* _Task prompt_
Filter the listing and keep only the lines with the word "React".

════════════════

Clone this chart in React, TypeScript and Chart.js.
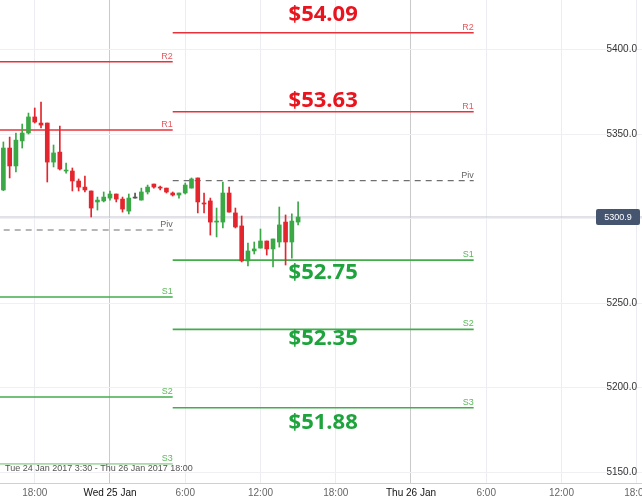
import React, { useEffect, useRef } from 'react';
import { Chart, registerables } from 'chart.js';
Chart.register(...registerables);

const FONT = '"Liberation Sans", Arial, sans-serif';

// 30-minute candles, time in hours from Wed 25 Jan 00:00
const candleHours = [
  -8.5, -8, -7.5, -7, -6.5, -6, -5.5, -5, -4.5, -4, -3.5, -3, -2.5, -2, -1.5, -1,
  -0.5, 0, 0.5, 1, 1.5, 2, 2.5, 3, 3.5, 4, 4.5, 5, 5.5, 6, 6.5, 7,
  7.5, 8, 8.5, 9, 9.5, 10, 10.5, 11, 11.5, 12, 12.5, 13, 13.5, 14, 14.5, 15,
];
const opens = [
  5316.9, 5341.7, 5331.1, 5345.9, 5350.6, 5360.1, 5356.5, 5356.5, 5333.4, 5339.3, 5328.1, 5328.1,
  5322.2, 5318.6, 5316.3, 5309.8, 5310.4, 5312.1, 5314.5, 5311.5, 5304.4, 5312.1, 5310.9, 5315.7,
  5320.4, 5318.6, 5318.0, 5315.1, 5313.9, 5315.1, 5318.0, 5324.0, 5309.2, 5310.4, 5297.9, 5297.9,
  5315.1, 5303.3, 5295.6, 5274.9, 5280.8, 5282.5, 5286.7, 5282.0, 5286.1, 5297.9, 5286.1, 5297.9,
];
const highs = [
  5345.3, 5348.2, 5350.6, 5355.9, 5362.4, 5365.4, 5368.9, 5356.5, 5343.5, 5354.7, 5332.8, 5329.9,
  5323.4, 5325.1, 5316.3, 5312.7, 5315.7, 5316.3, 5314.5, 5312.7, 5314.5, 5315.1, 5318.0, 5319.8,
  5320.4, 5319.2, 5318.0, 5315.7, 5315.1, 5321.0, 5324.0, 5324.0, 5315.1, 5312.1, 5306.2, 5321.6,
  5318.6, 5306.2, 5301.5, 5285.5, 5286.1, 5293.8, 5286.7, 5287.9, 5306.8, 5302.1, 5302.7, 5309.8,
];
const lows = [
  5316.5, 5324.0, 5327.5, 5341.7, 5350.0, 5356.5, 5353.6, 5321.6, 5330.5, 5328.7, 5326.9, 5316.3,
  5316.3, 5315.7, 5300.9, 5305.0, 5309.8, 5310.9, 5309.8, 5303.8, 5302.7, 5312.1, 5310.9, 5314.5,
  5318.0, 5316.9, 5315.1, 5313.3, 5312.1, 5314.5, 5318.0, 5303.3, 5303.3, 5290.2, 5289.1, 5294.4,
  5303.8, 5294.4, 5274.3, 5271.9, 5279.0, 5282.5, 5278.4, 5271.3, 5283.1, 5272.5, 5276.6, 5296.2,
];
const closes = [
  5341.7, 5331.1, 5346.4, 5350.6, 5360.1, 5357.1, 5355.3, 5333.4, 5338.8, 5329.3, 5328.7, 5322.2,
  5318.6, 5316.9, 5306.2, 5310.9, 5312.7, 5314.5, 5311.5, 5305.6, 5312.1, 5312.1, 5315.7, 5318.6,
  5318.6, 5318.0, 5315.7, 5313.9, 5315.1, 5319.8, 5323.4, 5309.8, 5308.6, 5297.9, 5298.5, 5315.1,
  5303.8, 5295.0, 5274.9, 5280.8, 5282.0, 5286.7, 5282.0, 5287.9, 5296.2, 5286.1, 5298.5, 5300.9,
];

// pivot levels
const levelNames = ['R2', 'R1', 'Piv', 'S1', 'S2', 'S3'];
const prevLevelStart = -19;
const prevLevelEnd = 5;
const prevLevels = [5392.8, 5352.4, 5293.2, 5253.6, 5194.4, 5154.8];
const curLevelStart = 5;
const curLevelEnd = 29;
const curLevels = [5409.9, 5363.2, 5322.4, 5275.4, 5234.4, 5188.0];

// big price callouts
const bigLabels = ['$54.09', '$53.63', '$52.75', '$52.35', '$51.88'];
const bigLabelValues = [5420.4, 5369.5, 5267.8, 5228.7, 5179.0];
const bigLabelHour = 17;

const xTickHours = [-6, 0, 6, 12, 18, 24, 30, 36, 42];
const xTickLabels = ['18:00', 'Wed 25 Jan', '6:00', '12:00', '18:00', 'Thu 26 Jan', '6:00', '12:00', '18:00'];
const yTickValues = [5150, 5200, 5250, 5300, 5350, 5400];
const rangeText = 'Tue 24 Jan 2017 3:30 - Thu 26 Jan 2017 18:00';

const X_MIN = -8.77;
const X_MAX = 42.42;
const Y_MIN = 5143.5;
const Y_MAX = 5429.3;

const RED = '#e8323a';
const GREEN = '#43ad4c';
const UP = '#3aa845';
const DOWN = '#e3262d';
const FLAT = '#555555';

const levelColor = (k: number, prev: boolean) => {
  if (k < 2) return RED;
  if (k === 2) return '#6f6f6f';
  if (k === 5 && prev) return '#a8dba8';
  return GREEN;
};
const levelLabelColor = (k: number) => (k < 2 ? '#e55a5f' : k === 2 ? '#666' : '#5cb85c');

const candleColor = (i: number) =>
  closes[i] > opens[i] ? UP : closes[i] < opens[i] ? DOWN : FLAT;

const overlayPlugin = {
  id: 'overlay',
  afterDatasetsDraw(chart: any) {
    const { ctx, chartArea, scales } = chart;
    const x = scales.x;
    const y = scales.y;
    ctx.save();
    // small level labels
    ctx.font = `9px ${FONT}`;
    ctx.textAlign = 'right';
    ctx.textBaseline = 'bottom';
    [
      { end: prevLevelEnd, values: prevLevels },
      { end: curLevelEnd, values: curLevels },
    ].forEach((set) => {
      const px = x.getPixelForValue(set.end);
      set.values.forEach((v, k) => {
        ctx.fillStyle = levelLabelColor(k);
        ctx.fillText(levelNames[k], px, y.getPixelForValue(v) - 1);
      });
    });
    // big callouts
    ctx.font = `bold 22px "Open Sans", ${FONT}`;
    ctx.textAlign = 'center';
    ctx.textBaseline = 'middle';
    bigLabels.forEach((t, k) => {
      ctx.fillStyle = k < 2 ? '#e8141e' : '#1fa33c';
      ctx.fillText(t, x.getPixelForValue(bigLabelHour), y.getPixelForValue(bigLabelValues[k]));
    });
    // last price box
    const last = closes[closes.length - 1];
    const py = y.getPixelForValue(last);
    const bw = 44;
    const bh = 16;
    const bx = chartArea.right - bw - 2;
    ctx.fillStyle = '#46556f';
    ctx.beginPath();
    if (ctx.roundRect) ctx.roundRect(bx, py - bh / 2, bw, bh, 2);
    else ctx.rect(bx, py - bh / 2, bw, bh);
    ctx.fill();
    ctx.fillStyle = '#ffffff';
    ctx.font = `9px ${FONT}`;
    ctx.textAlign = 'center';
    ctx.textBaseline = 'middle';
    ctx.fillText(last.toFixed(1), bx + bw / 2, py + 0.5);
    // range text
    ctx.fillStyle = '#555';
    ctx.font = `9px ${FONT}`;
    ctx.textAlign = 'left';
    ctx.textBaseline = 'middle';
    ctx.fillText(rangeText, chartArea.left + 5, chartArea.bottom - 14);
    ctx.restore();
  },
};

export default function App() {
  const ref = useRef<HTMLCanvasElement | null>(null);
  useEffect(() => {
    if (!ref.current) return;
    const lineSets: any[] = [];
    [
      { start: prevLevelStart, end: prevLevelEnd, values: prevLevels, prev: true },
      { start: curLevelStart, end: curLevelEnd, values: curLevels, prev: false },
    ].forEach((set) => {
      set.values.forEach((v, k) => {
        lineSets.push({
          type: 'line',
          data: [
            { x: set.start, y: v },
            { x: set.end, y: v },
          ],
          borderColor: levelColor(k, set.prev),
          borderWidth: k === 2 ? 1.2 : 1.6,
          borderDash: k === 2 ? [6, 5] : [],
          pointRadius: 0,
          fill: false,
          order: 3,
        });
      });
    });
    const lastPrice = closes[closes.length - 1];
    const chart = new Chart(ref.current, {
      type: 'bar',
      data: {
        datasets: [
          {
            type: 'line',
            data: [
              { x: X_MIN, y: lastPrice },
              { x: X_MAX, y: lastPrice },
            ],
            borderColor: '#c3c7d2',
            borderWidth: 1,
            pointRadius: 0,
            fill: false,
            order: 4,
          } as any,
          ...lineSets,
          {
            type: 'bar',
            data: candleHours.map((h, i) => ({ x: h, y: [lows[i], highs[i]] })),
            backgroundColor: candleHours.map((_, i) => candleColor(i)),
            barThickness: 1,
            grouped: false,
            order: 2,
          },
          {
            type: 'bar',
            data: candleHours.map((h, i) => ({ x: h, y: [opens[i], closes[i]] })),
            backgroundColor: candleHours.map((_, i) => candleColor(i)),
            barThickness: 4,
            minBarLength: 1,
            grouped: false,
            order: 1,
          },
        ],
      } as any,
      options: {
        animation: false,
        responsive: true,
        maintainAspectRatio: false,
        layout: { padding: 0 },
        plugins: { legend: { display: false }, tooltip: { enabled: false } },
        scales: {
          x: {
            type: 'linear',
            min: X_MIN,
            max: X_MAX,
            offset: false,
            afterBuildTicks: (s: any) => {
              s.ticks = xTickHours.map((v) => ({ value: v }));
            },
            afterFit: (s: any) => {
              s.paddingRight = 0;
              s.paddingLeft = 0;
              s.height = 16;
            },
            ticks: {
              autoSkip: false,
              maxRotation: 0,
              padding: 4,
              callback: (_v: any, i: number) => xTickLabels[i],
              color: (c: any) => (xTickHours[c.index] % 24 === 0 ? '#111' : '#666'),
              font: { size: 10, family: FONT },
            },
            grid: {
              offset: false,
              drawTicks: false,
              color: (c: any) =>
                c.tick && c.tick.value % 24 === 0 ? '#cacaca' : '#ececf3',
            },
            border: { display: true, color: '#d0d0d0' },
          },
          y: {
            type: 'linear',
            position: 'right',
            min: Y_MIN,
            max: Y_MAX,
            afterBuildTicks: (s: any) => {
              s.ticks = yTickValues.map((v) => ({ value: v }));
            },
            afterFit: (s: any) => {
              s.width = 0;
              s.paddingTop = 0;
              s.paddingBottom = 0;
            },
            ticks: {
              mirror: true,
              padding: -5,
              color: '#333',
              font: { size: 10, family: FONT },
              callback: (v: any) => Number(v).toFixed(1),
            },
            grid: { drawTicks: false, color: '#f0f0f4' },
            border: { display: false },
          },
        },
      } as any,
      plugins: [overlayPlugin],
    });
    return () => chart.destroy();
  }, []);
  return (
    <div style={{ position: 'fixed', left: 0, top: 0, width: 642, height: 499, background: '#fff' }}>
      <canvas ref={ref} />
    </div>
  );
}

════════════════

* _Complete output_
Clone this chart in React, TypeScript and Chart.js.
import React, { useEffect, useRef } from 'react';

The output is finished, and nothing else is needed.